◆ **Goal of the exercise**
Write out the entries below exactly, starting at the first line and stopping after the line that contains "edgecolor=grid_color, linewidth=1.2))"; skip all pictures.

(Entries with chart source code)
....

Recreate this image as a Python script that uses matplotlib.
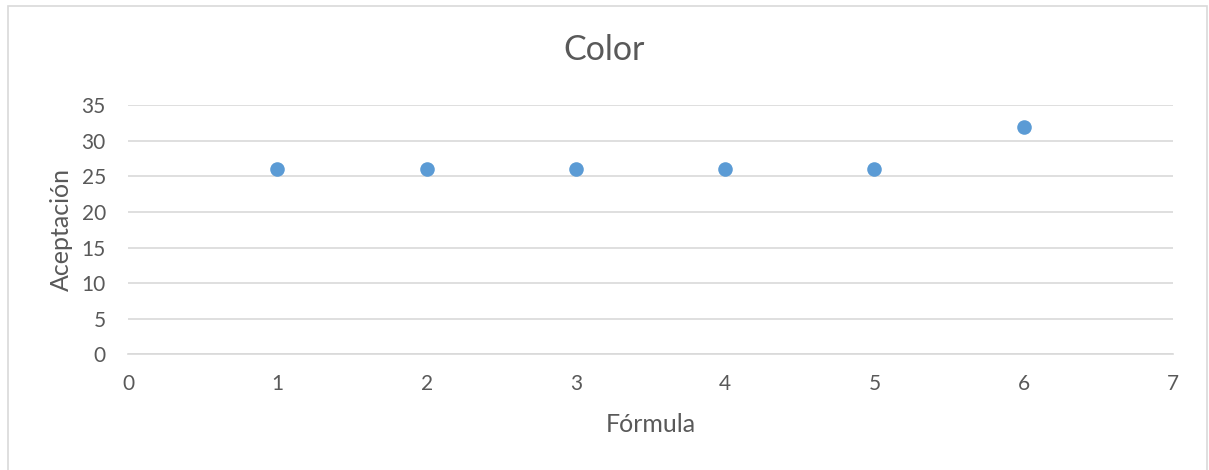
import matplotlib
matplotlib.use('Agg')
import matplotlib.pyplot as plt
from matplotlib.patches import Rectangle

# acceptance score per formula
formulas = [1, 2, 3, 4, 5, 6]
acceptance = [26, 26, 26, 26, 26, 32]

plt.rcParams['font.family'] = ['Lato', 'DejaVu Sans']
text_color = '#595959'
grid_color = '#D9D9D9'

fig = plt.figure(figsize=(12.09, 4.70), dpi=100)
ax = fig.add_axes([0.1059, 0.2462, 0.8643, 0.5298])

# light frame around the whole chart
fig.patches.append(Rectangle((8 / 1209, -0.02), 1199 / 1209, 464 / 470 + 0.02,
                             transform=fig.transFigure, fill=False,
                             edgecolor=grid_color, linewidth=1.2))

ax.scatter(formulas, acceptance, s=110, color='#5B9BD5', zorder=3, linewidths=0)

ax.set_xlim(0, 7)
ax.set_ylim(0, 35)
ax.set_xticks(range(0, 8))
ax.set_yticks(range(0, 36, 5))
ax.grid(axis='y', color=grid_color, linewidth=1.2)
ax.set_axisbelow(True)
for side in ['top', 'right', 'left']:
    ax.spines[side].set_visible(False)
ax.spines['bottom'].set_color(grid_color)
ax.spines['bottom'].set_linewidth(1.2)
ax.tick_params(length=0, labelsize=15, labelcolor=text_color)
ax.tick_params(axis='y', pad=16)
ax.tick_params(axis='x', pad=14)

# chart title is centred on the whole figure
fig.text(0.5, 1 - 50 / 470, 'Color', fontsize=24.5, color=text_color,
         ha='center', va='center')
ax.set_xlabel('Fórmula', fontsize=18, color=text_color, labelpad=14)
ax.set_ylabel('Aceptación', fontsize=18, color=text_color, labelpad=6)

fig.savefig('out.png', dpi=100)
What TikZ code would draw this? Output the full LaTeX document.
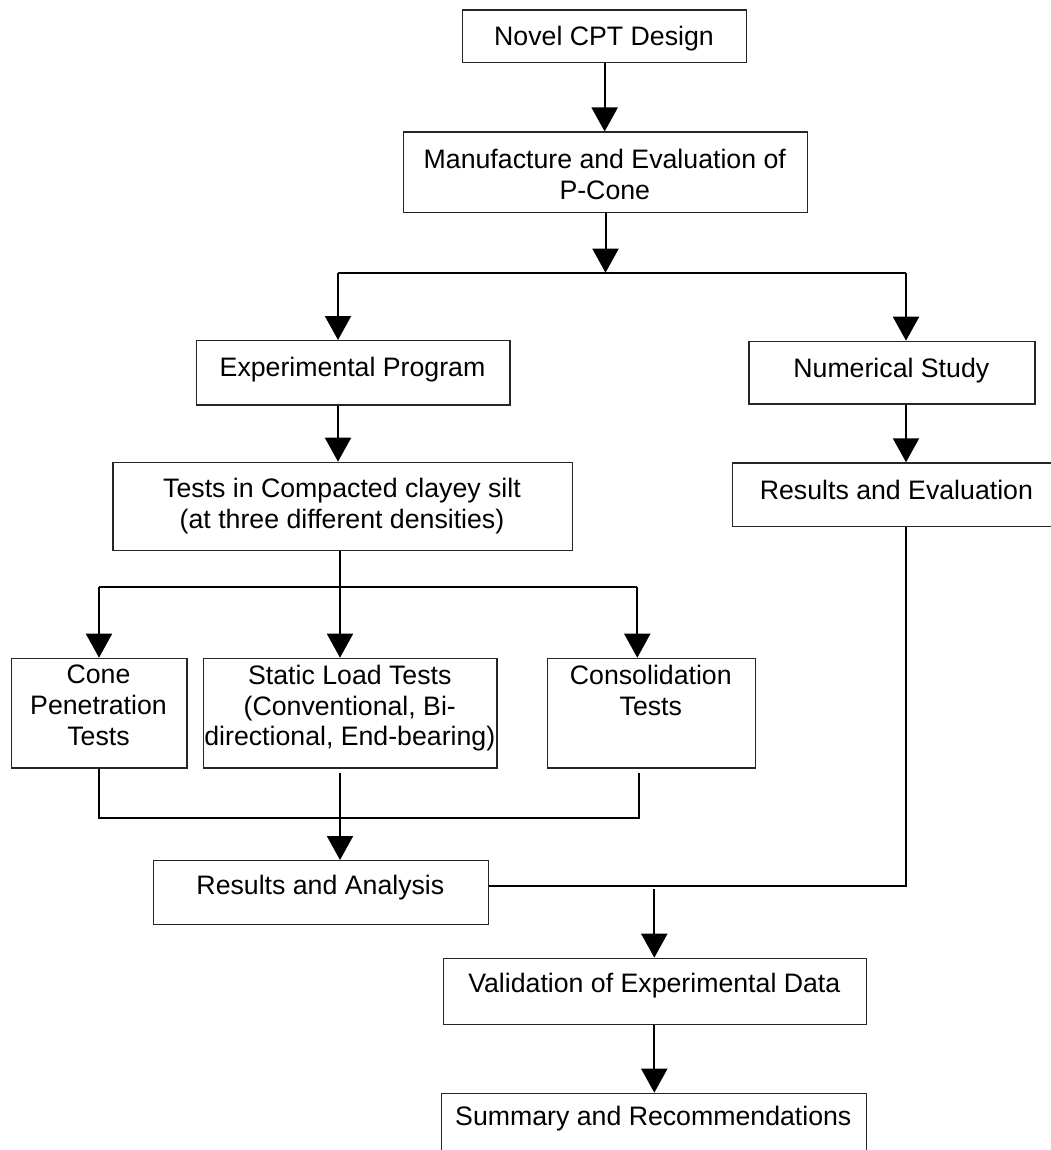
\documentclass[tikz,border=0pt]{standalone}
\usepackage{fontspec}
\setmainfont{Liberation Sans}
\usetikzlibrary{arrows.meta}
\begin{document}
\begin{tikzpicture}[x=1pt,y=-1pt,
  box/.style={draw=black!85, line width=1.3pt, rectangle, inner sep=0pt, anchor=north west},
  txt/.style={font=\fontsize{26.7}{30.7}\selectfont, align=center, inner sep=0pt, anchor=north},
  conn/.style={line width=2pt, line join=miter},
  arr/.style={conn, -{Triangle[length=24pt,width=26pt]}}]
\useasboundingbox (0,0) rectangle (1051,1150);
\clip (0,0) rectangle (1051,1150);

% boxes
\node[box, minimum width=284pt,   minimum height=52.5pt] (b1)  at (462,9.5) {};
\node[box, minimum width=404.3pt, minimum height=80.5pt] (b2)  at (402.7,131.5) {};
\node[box, minimum width=313.6pt, minimum height=64.3pt] (b3)  at (195.7,340) {};
\node[box, minimum width=286pt,   minimum height=62.6pt] (b4)  at (748.3,340.7) {};
\node[box, minimum width=459.4pt, minimum height=88.3pt] (b5)  at (112.3,461.7) {};
\node[box, minimum width=329.3pt, minimum height=63.4pt] (b6)  at (731.7,462.3) {};
\node[box, minimum width=175.5pt, minimum height=109.6pt] (b7) at (10.7,657.7) {};
\node[box, minimum width=293.3pt, minimum height=109.6pt] (b8) at (203.1,657.7) {};
\node[box, minimum width=208.3pt, minimum height=109.6pt] (b9) at (546.7,657.7) {};
\node[box, minimum width=335.2pt, minimum height=64pt]   (b10) at (152.8,860) {};
\node[box, minimum width=423.4pt, minimum height=66.3pt] (b11) at (442.6,957.7) {};
\node[box, minimum width=424.5pt, minimum height=80pt]   (b12) at (441,1092.7) {};

% texts
\node[txt] (t1)  at (604,25.5)    {Novel CPT Design};
\node[txt] (t2)  at (604.8,149)   {Manufacture and Evaluation of\\P-Cone};
\node[txt] (t3)  at (352.5,356.7) {Experimental Program};
\node[txt] (t4)  at (891.3,358)   {Numerical Study};
\node[txt] (t5)  at (342,478.3)   {Tests in Compacted clayey silt\\(at three different densities)};
\node[txt] (t6)  at (896.4,480)   {Results and Evaluation};
\node[txt] (t7)  at (98.5,665)    {Cone\\Penetration\\Tests};
\node[txt] (t8)  at (349.8,665)   {Static Load Tests\\(Conventional, Bi-\\directional, End-bearing)};
\node[txt] (t9)  at (650.8,665)   {Consolidation\\Tests};
\node[txt] (t10) at (320.4,875)   {Results and Analysis};
\node[txt] (t11) at (654.3,973.3) {Validation of Experimental Data};
\node[txt] (t12) at (653.3,1106)  {Summary and Recommendations};

% junction coordinates
\coordinate (jL) at (338,272.7);
\coordinate (jR) at (906,272.7);
\coordinate (kM) at (340,586.7);
\coordinate (kL) at (99,586.7);
\coordinate (kR) at (637.3,586.7);
\coordinate (mL) at (99,818.3);
\coordinate (mM) at (340,818.3);
\coordinate (mR) at (638.8,818.3);
\coordinate (nR) at (906,886);
\coordinate (vA) at (654.3,889);

% connectors
\draw[arr] (b1.south) -- (b1.south |- b2.north);
\draw[arr] (b2.south) -- (b2.south |- jL);
\draw[conn] (jL) -- (jR);
\draw[arr] (jL) -- (jL |- b3.north);
\draw[arr] (jR) -- (jR |- b4.north);
\draw[arr] (jL |- b3.south) -- (jL |- b5.north);
\draw[arr] (jR |- b4.south) -- (jR |- b6.north);

\draw[conn] (kM |- b5.south) -- (kM);
\draw[conn] (kL) -- (kR);
\draw[arr] (kL) -- (kL |- b7.north);
\draw[arr] (kM) -- (kM |- b8.north);
\draw[arr] (kR) -- (kR |- b9.north);

\draw[conn] (mL |- b7.south) -- (mL) -- (mR) -- ([yshift=-4pt]mR |- b9.south);
\draw[conn] ([yshift=-4pt]mM |- b8.south) -- (mM);
\draw[arr] (mM) -- (mM |- b10.north);

\draw[conn] (nR |- b6.south) -- (nR) -- (nR -| b10.east);
\draw[arr] (vA) -- (vA |- b11.north);
\draw[arr] (b11.south -| vA) -- (vA |- b12.north);
\end{tikzpicture}
\end{document}
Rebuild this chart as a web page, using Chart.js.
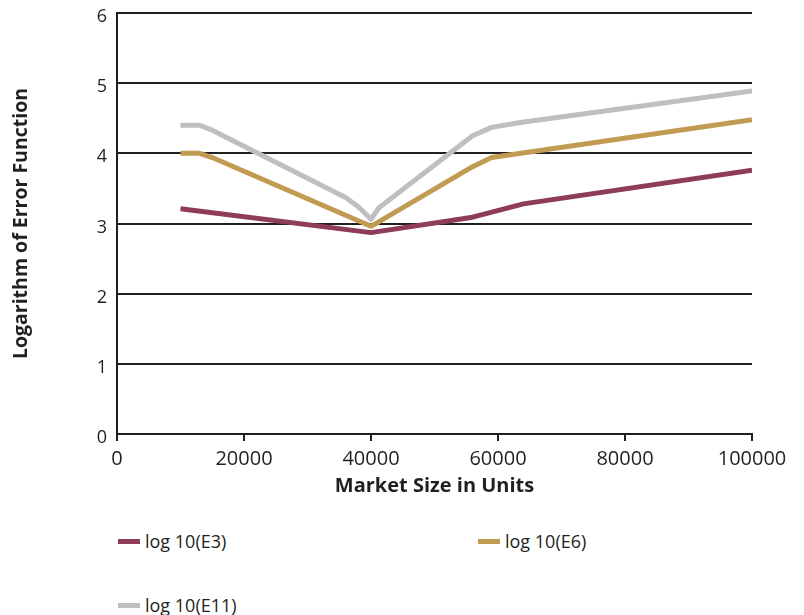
<!DOCTYPE html>
<html>
<head>
<meta charset="utf-8">
<script src="https://cdn.jsdelivr.net/npm/chart.js@4"></script>
<style>
  html, body { margin: 0; padding: 0; background: #fff; }
  #wrap { position: relative; width: 804px; height: 615px; }
  #chart-box { position: absolute; left: 0; top: 0; width: 804px; height: 510px; }
  .legend-item { position: absolute; display: flex; align-items: center;
    font-family: "Open Sans", Lato, sans-serif; font-size: 18px; color: #231f20; }
  .legend-swatch { width: 22px; height: 5px; margin-right: 5px; }
</style>
</head>
<body>
<div id="wrap">
  <div id="chart-box"><canvas id="c"></canvas></div>
  <div id="legend"></div>
</div>
<script>
// Market size (units) and log10 of the error function for three estimators
const seriesLabels = ['log 10(E3)', 'log 10(E6)', 'log 10(E11)'];
const seriesColors = ['#8f3b5b', '#c29b53', '#bfbfc2'];

const e3X = [10000, 40000, 56000, 64000, 100000];
const e3Y = [3.21, 2.87, 3.09, 3.28, 3.76];

const e6X = [10000, 13000, 15000, 40000, 56000, 59000, 100000];
const e6Y = [4.00, 4.00, 3.94, 2.96, 3.81, 3.94, 4.48];

const e11X = [10000, 13000, 15000, 36000, 38000, 40000, 41200, 56000, 59000, 63500, 100000];
const e11Y = [4.40, 4.40, 4.33, 3.37, 3.24, 3.06, 3.22, 4.25, 4.37, 4.44, 4.89];

const xTicks = [0, 20000, 40000, 60000, 80000, 100000];
const yTicks = [0, 1, 2, 3, 4, 5, 6];

const toPoints = (xs, ys) => xs.map((x, i) => ({ x: x, y: ys[i] }));
const seriesData = [toPoints(e3X, e3Y), toPoints(e6X, e6Y), toPoints(e11X, e11Y)];

const FONT = '"Open Sans", Lato, sans-serif';
const INK = '#231f20';

const datasets = seriesLabels.map((label, i) => ({
  label: label,
  data: seriesData[i],
  borderColor: seriesColors[i],
  backgroundColor: seriesColors[i],
  borderWidth: 5,
  pointRadius: 0,
  tension: 0,
  fill: false,
  borderJoinStyle: 'round'
}));

new Chart(document.getElementById('c'), {
  type: 'line',
  data: { datasets: datasets },
  options: {
    responsive: true,
    maintainAspectRatio: false,
    animation: false,
    layout: { padding: { top: 13, right: 52, bottom: 0, left: 0 } },
    plugins: { legend: { display: false }, tooltip: { enabled: false } },
    scales: {
      x: {
        type: 'linear',
        min: 0, max: 100000,
        afterBuildTicks: (s) => { s.ticks = xTicks.map(v => ({ value: v })); },
        afterFit: (s) => { s.height = 76; },
        border: { display: true, color: INK, width: 2 },
        grid: { drawOnChartArea: false, drawTicks: true, tickLength: 7, color: INK, lineWidth: 2 },
        ticks: { color: INK, font: { family: FONT, size: 20 }, padding: 6, maxRotation: 0,
                 callback: (v) => String(v) },
        title: { display: true, text: 'Market Size in Units', color: INK,
                 font: { family: FONT, size: 20, weight: 'bold' }, padding: { top: 0, bottom: 12 } }
      },
      y: {
        min: 0, max: 6,
        afterBuildTicks: (s) => { s.ticks = yTicks.map(v => ({ value: v })); },
        afterFit: (s) => { s.width = 117; s.paddingTop = 0; s.paddingBottom = 0; },
        border: { display: true, color: INK, width: 2 },
        grid: { color: INK, lineWidth: 2, drawTicks: false },
        ticks: { color: INK, font: { family: FONT, size: 18 }, padding: 10, labelOffset: 4,
                 callback: (v) => String(v) },
        title: { display: true, text: 'Logarithm of Error Function', color: INK,
                 font: { family: FONT, size: 19.5, weight: 'bold' }, padding: { top: 10, bottom: 0 } }
      }
    }
  }
});

// Two-column legend under the plot
const legendPos = [[118, 541], [478, 541], [118, 605]];
const legend = document.getElementById('legend');
seriesLabels.forEach((label, i) => {
  const item = document.createElement('div');
  item.className = 'legend-item';
  item.style.left = legendPos[i][0] + 'px';
  item.style.top = (legendPos[i][1] - 12) + 'px';
  item.style.height = '24px';
  const sw = document.createElement('span');
  sw.className = 'legend-swatch';
  sw.style.background = seriesColors[i];
  const tx = document.createElement('span');
  tx.textContent = label;
  item.appendChild(sw);
  item.appendChild(tx);
  legend.appendChild(item);
});
</script>
</body>
</html>
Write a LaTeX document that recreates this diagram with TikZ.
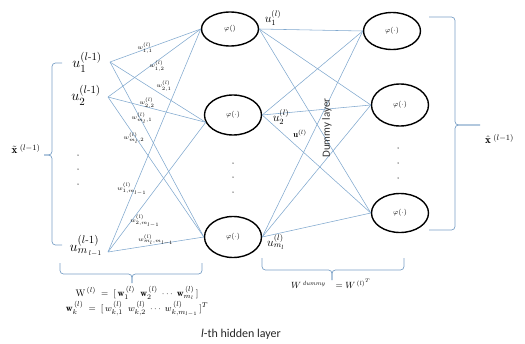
\documentclass[tikz,border=0pt]{standalone}
\usepackage{amsmath}
\usepackage{fontspec}
\newfontfamily\labelfont{Carlito}
\usetikzlibrary{shapes.geometric}
\definecolor{linkblue}{RGB}{128,168,206}
\definecolor{braceblue}{RGB}{122,160,198}
\definecolor{dotgray}{RGB}{100,100,100}

\begin{document}
\begin{tikzpicture}[x=1pt,y=-1pt,
  unit/.style={draw=black, line width=1.4pt, ellipse, minimum width=57pt,
    minimum height=#1, inner sep=0pt, font=\fontsize{7.5}{8}\selectfont},
  link/.style={draw=linkblue, line width=0.55pt},
  bracepath/.style={draw=braceblue, line width=0.7pt, rounded corners=3.5pt},
  wlab/.style={font=\fontsize{6.5}{7}\selectfont, inner sep=0pt},
  inlab/.style={font=\fontsize{15}{16}\selectfont, inner sep=0pt},
  hidlab/.style={font=\fontsize{11.5}{12}\selectfont, inner sep=0pt},
  formula/.style={font=\fontsize{9.5}{10}\selectfont, inner sep=0pt},
  dotmark/.style={circle, fill=dotgray, inner sep=0pt, minimum size=1.5pt}
]
\useasboundingbox (0,0) rectangle (525,343);

% hidden units
\node[unit=34pt] (h1) at (230,29) {$\varphi()$};
\node[unit=40pt] (h2) at (233,115) {$\varphi(\cdot)$};
\node[unit=41pt] (h3) at (233,237) {$\varphi(\cdot)$};
% output units
\node[unit=37pt] (o1) at (392,31) {$\varphi(\cdot)$};
\node[unit=42pt] (o2) at (400,105) {$\varphi(\cdot)$};
\node[unit=39pt] (o3) at (400,213) {$\varphi(\cdot)$};

% input labels
\node[inlab] (i1) at (87,62) {$u_1^{(l\text{-}1)}$};
\node[inlab] (i2) at (86,95) {$u_2^{(l\text{-}1)}$};
\node[inlab] (i3) at (86,246) {$u_{m_{\,l-1}}^{(l\text{-}1)}$};
\coordinate (p1) at (110,62);
\coordinate (p2) at (108,97);
\coordinate (p3) at (108,252);

% input to hidden connections
\foreach \s in {p1,p2,p3}{
  \draw[link] (\s) -- (h1.west);
  \draw[link] (\s) -- (h2.195);
  \draw[link] (\s) -- (h3.west);
}
% hidden to output connections
\foreach \s in {h1,h2,h3}{
  \foreach \t in {o1,o2,o3}{
    \draw[link] (\s.east) -- (\t.west);
  }
}

% weight labels
\node[wlab] (w11) at (145,48)  {$w_{1,1}^{(l)}$};
\node[wlab] (w12) at (157,66)  {$w_{1,2}^{(l)}$};
\node[wlab] (w21) at (164,86)  {$w_{2,1}^{(l)}$};
\node[wlab] (w22) at (147,103) {$w_{2,2}^{(l)}$};
\node[wlab] (wm1) at (142,118) {$w_{m_l,1}^{(l)}$};
\node[wlab] (wm2) at (134,138) {$w_{m_l,2}^{(l)}$};
\node[wlab] (w1m) at (132,189) {$w_{1,m_{l-1}}^{(l)}$};
\node[wlab] (w2m) at (145,221) {$w_{2,m_{l-1}}^{(l)}$};
\node[wlab] (wmm) at (156,240) {$w_{m_l,m_{l-1}}^{(l)}$};

% hidden output labels
\node[hidlab] (u1) at (273,18)  {$u_1^{(l)}$};
\node[hidlab] (u2) at (281,117) {$u_2^{(l)}$};
\node[hidlab] (um) at (276,242) {$u_{m_l}^{(l)}$};
\node[font=\fontsize{8.5}{9}\selectfont, inner sep=0pt] (uvec) at (300,134) {$\mathbf{u}^{(l)}$};
\node[rotate=90, font=\labelfont\fontsize{11}{12}\selectfont, text=black!80, inner sep=0pt] (dummy) at (327,128) {Dummy layer};

% dots
\foreach \y [count=\k] in {155,169,184}{ \node[dotmark] (din\k) at (78,\y) {}; }
\foreach \y [count=\k] in {163,177,192}{ \node[dotmark] (dhid\k) at (233,\y) {}; }
\foreach \y [count=\k] in {148,163,178}{ \node[dotmark] (dout\k) at (398,\y) {}; }

% braces
\draw[bracepath] (62,63) -| (52,155) -- (44,155);
\draw[bracepath] (62,245) -| (52,155) -- (44,155);
\draw[bracepath] (429,17) -| (455,125) -- (480,125);
\draw[bracepath] (429,230) -| (455,125) -- (480,125);
\draw[bracepath] (60,263) |- (132,274) -- (132,283);
\draw[bracepath] (202,263) |- (132,274) -- (132,283);
\draw[bracepath] (262,258) |- (332,270) -- (332,280);
\draw[bracepath] (404,258) |- (332,270) -- (332,280);

% brace labels
\node[font=\fontsize{11}{12}\selectfont, inner sep=0pt] (xin) at (26,149) {$\tilde{\mathbf{x}}^{\;(l-1)}$};
\node[font=\fontsize{11}{12}\selectfont, inner sep=0pt, anchor=west] (xout) at (485,139) {$\hat{\mathbf{x}}^{\;(l-1)}$};

% formulas
\node[formula] (fW) at (137,293) {$\mathrm{W}^{\,(l)}\; = \;[\,\mathbf{w}_1^{\,(l)}\;\; \mathbf{w}_2^{\,(l)}\; \cdots\; \mathbf{w}_{m_l}^{\,(l)}\,]$};
\node[formula] (fw) at (137,309) {$\mathbf{w}_k^{\,(l)}\; = \;[\,w_{k,1}^{\,(l)}\;\; w_{k,2}^{\,(l)}\; \cdots\; w_{k,m_{l-1}}^{\,(l)}\,]^T$};
\node[formula, font=\fontsize{9}{10}\selectfont] (fd) at (331,284) {$W^{\,\mathit{dummy}} \;\;\; = W^{\,(l)^T}$};

% caption
\node[font=\labelfont\fontsize{12}{14}\selectfont, text=black!85, inner sep=0pt] (cap) at (241,334) {\textit{l}-th hidden layer};
\end{tikzpicture}
\end{document}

....

◆ **Solution to this problem**
Recreate this image as a Python script that uses matplotlib.
import matplotlib
matplotlib.use('Agg')
import matplotlib.pyplot as plt
from matplotlib.patches import Rectangle

# acceptance score per formula
formulas = [1, 2, 3, 4, 5, 6]
acceptance = [26, 26, 26, 26, 26, 32]

plt.rcParams['font.family'] = ['Lato', 'DejaVu Sans']
text_color = '#595959'
grid_color = '#D9D9D9'

fig = plt.figure(figsize=(12.09, 4.70), dpi=100)
ax = fig.add_axes([0.1059, 0.2462, 0.8643, 0.5298])

# light frame around the whole chart
fig.patches.append(Rectangle((8 / 1209, -0.02), 1199 / 1209, 464 / 470 + 0.02,
                             transform=fig.transFigure, fill=False,
                             edgecolor=grid_color, linewidth=1.2))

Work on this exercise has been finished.